The classified Nuclear Posture Review says improvements to precision-guided weaponry -- as demonstrated in the war in Afghanistan -- means the U.S. military can now rely more on powerful, highly accurate conventional bombs and missiles to deter an enemy strike. The review was mandated by Congress.
"I think we need a broader array of forces -- not just nuclear" to deter attack, J.D. Crouch, assistant secretary of defense for international security policy, told reporters at the Pentagon. He said the end of the Cold War and the improving relationship with Russia have influenced strategy decisions, but an analysis of potential future threats to national security also contributed to the refocus.
Crouch said many of the nuclear warheads the administration plans to take out of deployment status would not be destroyed, but would be kept in an "active stockpile" that a future president could re-deploy in the event of a major nuclear threat to the United States. President Bush has said he wants to reduce the U.S. arsenal of deployed nuclear weapons from more than 6,000 to between 1,700 and 2,200.
The new document also calls for development of a ballistic missile defense shield, Crouch said.

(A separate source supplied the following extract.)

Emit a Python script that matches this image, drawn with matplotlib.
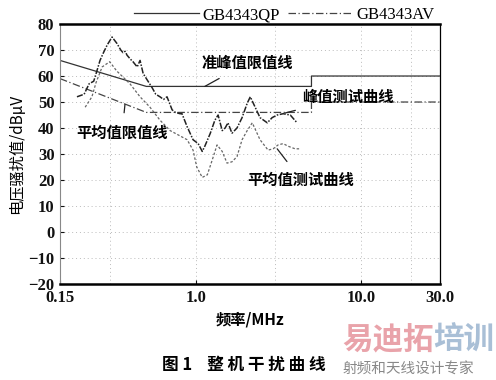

Crouch said that the classified report calls for the United States to reduce the time it needs to prepare for a nuclear weapons test, in the event a president decided one was needed. Crouch said, however, the document reiterates the existing Bush administration policy on nuclear testing: Opposition to the international Comprehensive Test Ban Treaty but continued adherence to a moratorium on nuclear testing.
He also confirmed reports the Pentagon is examining different ways to develop a weapon that can hit deep underground targets. "We are looking at modification of existing (nuclear) weapons, and also looking at non-nuclear ways to do it," Crouch said.
The U.S. intelligence community Wednesday issued a new report projecting that before 2015 "the United States most likely will face ICBM (intercontinental ballistic missile) threats from North Korea and Iran and possibly from Iraq --barring significant changes in their political orientations."
The unclassified report by the National Intelligence Council also projects that Chinese ballistic missile forces will "increase sevenfold" by 2015 -- rising to between 75-100 warheads deployed. The projections are similar to those in the last such estimate, which was made public in 1999.